Himno a la banderaHe sido testigo en Barcelona del juramento o promesa ante la bandera de España de más de quinientos catalanes civiles, en lo que constituye ya una ceremonia habitual en muchas ciudades españolas. Por supuesto, algunos medios se limitaron a despachar la noticia con una breve nota de circunstancias; eso los que se dignaron incluirla, pues la mayoría temían que les falta espacio para comunicar a sus lectores que un número parecido de personas se había manifestado, el mismo día por la tarde, a favor de la desobediencia a la sentencias del Tribunal Constitucional y, por supuesto, del separatismo.

Pero vuelvo al acto del juramento civil, que es lo que me importó ese día. Bajo una lluvia constante, aguantaban a pie firme el momento de besar la bandera adultos y jóvenes, hombre y mujeres, de toda edad y procedencia social; frente a ellos, los soldaditos y mandos, igualmente calados, y todos, sin estridencia alguna, con la seriedad propia del acto; la mayoría de los civiles no sabían llevar un paso marcial –ni falta que hacía-, pero observé lágrimas de emoción en muchos rostros. Seguramente, algunos ya habrían jurado en su día –y un juramento no precisa renovación, puesto que tiene vigencia para toda una vida e imprime carácter- pero acaso querían dar testimonio, en este momento preciso de la vida catalana, de su fidelidad a la patria común de todos los españoles y recordar, de paso, un momento lejano en que marcaron el caqui.

Yo también evoqué mi juramento, en el lejano 1973, en los campos de San Gregorio, y sentí igual emoción que entonces, puesto que el patriotismo no tiene fecha de caducidad; diría, incluso, que se acrecienta cuando la circunstancia pretende hacerlo impopular, dentro del marco de escepticismo o de negación que se ha impuesto por doquier. Jurar o prometer ante la bandera no está de moda, para qué nos vamos a engañar, y por eso tiene ahora más valor; es decir, que esos casi quinientos cincuenta ciudadanos barceloneses no precisan que en su cartilla se escriba aquello de que el valor se le supone, ya que lo han demostrado en ese sábado lluvioso y magnífico.

Por supuesto, el acto no contó con representación oficial ni de la Generalidad ni del Ayuntamiento de Barcelona; hubiera sido inaudito y, perdónenme la licencia, hubiera supuesto algo así como una especie de profanación o, sencillamente, de escarnio e hipocresía por su impostura; ni estaban ni se les esperaba, ni seguro que nadie deseaba su presencia por parte de los jurandos ni de los soldados.
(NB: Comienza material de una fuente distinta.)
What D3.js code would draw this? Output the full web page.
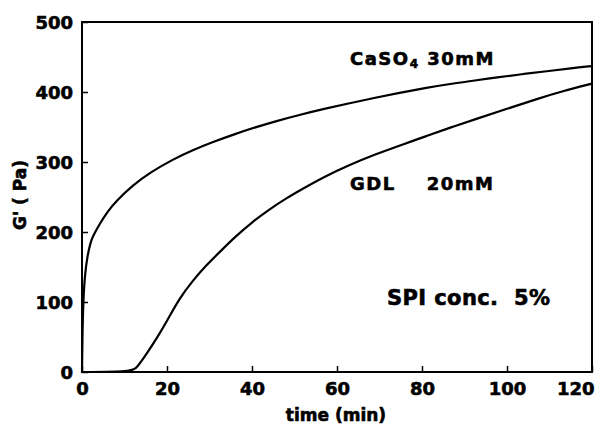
<!DOCTYPE html>
<html>
<head>
<meta charset="utf-8">
<script src="https://cdn.jsdelivr.net/npm/d3@7"></script>
<style>
  body { margin: 0; background: #fff; }
  text { font-family: "DejaVu Sans", Arial, sans-serif; font-weight: bold; fill: #000; stroke: #000; stroke-width: 0.6px; }
</style>
</head>
<body>
<div id="graph"></div>
<script>
//Data: time in minutes and G' in Pa.
const casoTime = [0, 0.1, 0.3, 0.7, 1.25, 2, 2.5, 4, 6, 8, 12, 16, 21.5, 26, 31, 36, 41, 46, 51, 57, 63, 69, 75, 81, 87, 93, 98, 104, 110, 115, 120];
const casoG = [0, 50, 103, 140, 165, 185, 193, 210, 229, 244, 267, 285, 304, 317, 329, 340, 350, 359, 367, 376, 384, 392, 399, 406, 412, 417, 421, 426, 430, 434, 437];
const gdlTime = [0, 11.7, 13, 15, 18, 20, 23, 26, 29, 32.5, 36, 40, 44, 48, 52, 57, 63, 69, 75, 81, 87, 93, 100, 107, 113, 120];
const gdlG = [0, 0, 7, 24, 52, 73, 106, 130, 151, 172, 193, 214, 232, 248, 262, 279, 296, 311, 324, 337, 350, 362, 376, 390, 401, 412];
const xTicks = [0, 20, 40, 60, 80, 100, 120];
const yTicks = [0, 100, 200, 300, 400, 500];

//Size of the page and the plot box.
let w = 608;
let h = 425;
let plotLeft = 82;
let plotRight = 592;
let plotTop = 22;
let plotBottom = 372;

const svg = d3.select('#graph')
              .append("svg")
              .attr("width", w)
              .attr("height", h)

let xScale = d3.scaleLinear().domain([0, 120]).range([plotLeft, plotRight])
let yScale = d3.scaleLinear().domain([0, 500]).range([plotBottom, plotTop])

//Frame round the plot.
svg.append("rect")
   .attr("x", plotLeft)
   .attr("y", plotTop)
   .attr("width", plotRight - plotLeft)
   .attr("height", plotBottom - plotTop)
   .attr("fill", "none")
   .attr("stroke", "#000")
   .attr("stroke-width", 2)

//Axes with short ticks pointing inside.
let xAxis = d3.axisBottom(xScale).tickValues(xTicks).tickSizeInner(-6).tickSizeOuter(0).tickPadding(10)
let yAxis = d3.axisLeft(yScale).tickValues(yTicks).tickSizeInner(-6).tickSizeOuter(0).tickPadding(9)

svg.append("g")
   .attr("transform", "translate(0," + plotBottom + ")")
   .call(xAxis)
   .call(g => g.select(".domain").remove())
   .call(g => g.selectAll("line").attr("stroke-width", 1.5))
   .call(g => g.selectAll("text").style("font-size", "18px").attr("fill", "#000"))
   .call(g => g.selectAll("text").filter(d => d === 120).attr("text-anchor", "end").attr("x", 2))

svg.append("g")
   .attr("transform", "translate(" + plotLeft + ",0)")
   .call(yAxis)
   .call(g => g.select(".domain").remove())
   .call(g => g.selectAll("line").attr("stroke-width", 1.5))
   .call(g => g.selectAll("text").style("font-size", "18px").attr("fill", "#000").attr("dy", "0.36em"))

//Curves, smoothed like the hand-drawn originals.
const line = d3.line()
               .x(d => xScale(d[0]))
               .y(d => yScale(d[1]))
               .curve(d3.curveBasis)

svg.append("path")
   .datum(casoTime.map((t, i) => [t, casoG[i]]))
   .attr("d", line)
   .attr("fill", "none")
   .attr("stroke", "#000")
   .attr("stroke-width", 2.2)

svg.append("path")
   .datum(gdlTime.map((t, i) => [t, gdlG[i]]))
   .attr("d", line)
   .attr("fill", "none")
   .attr("stroke", "#000")
   .attr("stroke-width", 2.2)

//Labels.
const caso = svg.append("text")
   .attr("x", 350)
   .attr("y", 65)
   .style("font-size", "18px")
   .style("letter-spacing", "1.5px")
caso.append("tspan").text("CaSO")
caso.append("tspan").text("4").style("font-size", "12px").attr("dy", 3)
caso.append("tspan").text(" 30mM").attr("dy", -3)

svg.append("text")
   .attr("x", 350)
   .attr("y", 190)
   .style("font-size", "18px")
   .style("letter-spacing", "1.5px")
   .style("white-space", "pre")
   .text("GDL    20mM")

svg.append("text")
   .attr("x", 387)
   .attr("y", 305)
   .style("font-size", "21px")
   .style("letter-spacing", "0.4px")
   .style("white-space", "pre")
   .text("SPI conc.  5%")

svg.append("text")
   .attr("x", 336)
   .attr("y", 421)
   .style("text-anchor", "middle")
   .style("font-size", "17px")
   .style("white-space", "pre")
   .text("time (min)")

svg.append("text")
   .attr("transform", "translate(26,195) rotate(-90)")
   .style("text-anchor", "middle")
   .style("font-size", "17px")
   .style("white-space", "pre")
   .text("G' ( Pa)")
</script>
</body>
</html>
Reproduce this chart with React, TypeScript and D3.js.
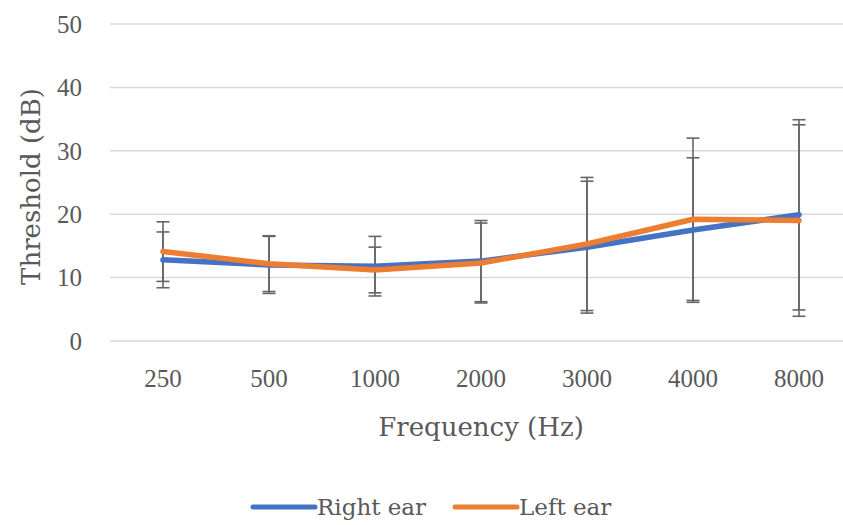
import React, { useRef, useEffect } from 'react';
import * as d3 from 'd3';

const frequencies = ['250', '500', '1000', '2000', '3000', '4000', '8000'];
const rightEar = [12.8, 12.0, 11.8, 12.6, 14.8, 17.5, 19.9];
const rightErr = [4.4, 4.5, 4.7, 6.4, 10.4, 11.4, 15.0];
const leftEar = [14.1, 12.2, 11.2, 12.3, 15.3, 19.2, 19.0];
const leftErr = [4.7, 4.4, 3.6, 6.3, 10.5, 12.8, 15.1];
const yTicks = [0, 10, 20, 30, 40, 50];

export default function App() {
  const svgRef = useRef<SVGSVGElement>(null);
  const width = 843;
  const height = 525;

  useEffect(() => {
    const svg = d3.select(svgRef.current);
    svg.selectAll('*').remove();

    const x = d3.scaleBand().domain(frequencies).range([110, 852]);
    const y = d3.scaleLinear().domain([0, 50]).range([341, 24]);
    const cx = (f: string) => (x(f) as number) + x.bandwidth() / 2;

    const textColor = '#595959';
    const serif = 'DejaVu Serif, serif';

    // gridlines
    svg.append('g')
      .selectAll('line')
      .data(yTicks)
      .join('line')
      .attr('x1', 110)
      .attr('x2', 852)
      .attr('y1', d => y(d))
      .attr('y2', d => y(d))
      .attr('stroke', '#d9d9d9')
      .attr('stroke-width', 1.5);

    // y tick labels
    svg.append('g')
      .selectAll('text')
      .data(yTicks)
      .join('text')
      .attr('x', 82)
      .attr('y', d => y(d))
      .attr('dy', '0.35em')
      .attr('text-anchor', 'end')
      .attr('fill', textColor)
      .attr('font-size', 25)
      .attr('font-family', 'Liberation Serif, serif')
      .text(d => d);

    // x tick labels
    svg.append('g')
      .selectAll('text')
      .data(frequencies)
      .join('text')
      .attr('x', d => cx(d))
      .attr('y', 387)
      .attr('text-anchor', 'middle')
      .attr('fill', textColor)
      .attr('font-size', 25)
      .attr('font-family', 'Liberation Serif, serif')
      .text(d => d);

    // error bars
    const series = [
      { values: rightEar, errs: rightErr, color: '#4472C4', name: 'Right ear' },
      { values: leftEar, errs: leftErr, color: '#ED7D31', name: 'Left ear' },
    ];
    const bars = svg.append('g').attr('stroke', '#666666').attr('stroke-width', 1.6);
    series.forEach(s => {
      frequencies.forEach((f, i) => {
        const hi = y(s.values[i] + s.errs[i]);
        const lo = y(s.values[i] - s.errs[i]);
        const px = cx(f);
        bars.append('line').attr('x1', px).attr('x2', px).attr('y1', hi).attr('y2', lo);
        bars.append('line').attr('x1', px - 6.5).attr('x2', px + 6.5).attr('y1', hi).attr('y2', hi);
        bars.append('line').attr('x1', px - 6.5).attr('x2', px + 6.5).attr('y1', lo).attr('y2', lo);
      });
    });

    // lines
    const line = d3.line<number>()
      .x((_, i) => cx(frequencies[i]))
      .y(d => y(d));
    series.forEach(s => {
      svg.append('path')
        .datum(s.values)
        .attr('fill', 'none')
        .attr('stroke', s.color)
        .attr('stroke-width', 5.5)
        .attr('stroke-linecap', 'round')
        .attr('stroke-linejoin', 'round')
        .attr('d', line);
    });

    // axis titles
    svg.append('text')
      .attr('x', 481)
      .attr('y', 436)
      .attr('text-anchor', 'middle')
      .attr('fill', textColor)
      .attr('font-size', 26)
      .attr('font-family', serif)
      .text('Frequency (Hz)');

    svg.append('text')
      .attr('transform', `translate(40,${(y(0) + y(50)) / 2 + 4}) rotate(-90)`)
      .attr('text-anchor', 'middle')
      .attr('fill', textColor)
      .attr('font-size', 26)
      .attr('font-family', serif)
      .text('Threshold (dB)');

    // legend
    const legendX = [253, 455];
    series.forEach((s, i) => {
      const lx = legendX[i];
      svg.append('line')
        .attr('x1', lx)
        .attr('x2', lx + 62)
        .attr('y1', 507)
        .attr('y2', 507)
        .attr('stroke', s.color)
        .attr('stroke-width', 5)
        .attr('stroke-linecap', 'round');
      svg.append('text')
        .attr('x', lx + 64)
        .attr('y', 515)
        .attr('fill', textColor)
        .attr('font-size', 23)
        .attr('font-family', serif)
        .text(s.name);
    });
  }, []);

  return (
    <svg
      ref={svgRef}
      width={width}
      height={height}
      style={{ position: 'absolute', left: 0, top: 0, background: '#fff' }}
    />
  );
}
Acudiendo a una cita histórica, allí se estaba al aire libre, sin que importara la lluvia, mientras que los ausentes representantes de las instituciones permanecían –como siempre- al resguardo, en la atmósfera turbia de sus aposentos.

En algunas películas he visto el acto que se celebra en los Estados Unidos para adquirir la ciudadanía, y h sentido un ramalazo de envidia ante el rigor y la solemnidad que encierran dichas ceremonias. Se me ocurre la idea disparatada de que algo por el estilo debiera implantarse en las naciones europeas y, más concretamente, en nuestra España. Incluso, rozando el desatino, pienso que tales actos de compromiso no solo fueran preceptivos para inmigrantes, sino para todo ciudadano que llega a la edad de abandonar la toga praetexta y vestir la toga viril. Claro que, para ello, se precisaría inexcusablemente, que, desde las primeras aulas, se educara y se instruyera en y por el concepto de España.

De momento, y diciendo en catalán aquello de “pisar de peus a terra” (pisar con los pies en el suelo), me felicité de que aquellos más de quinientos hombres y mujeres hubieran dado voluntariamente el paso al frente ante la bandera de todos, aparte de constatar que en mi corazón y en mi inteligencia sigue vigente el juramente que, como tantos españoles de bien, asumí hace bastantes años.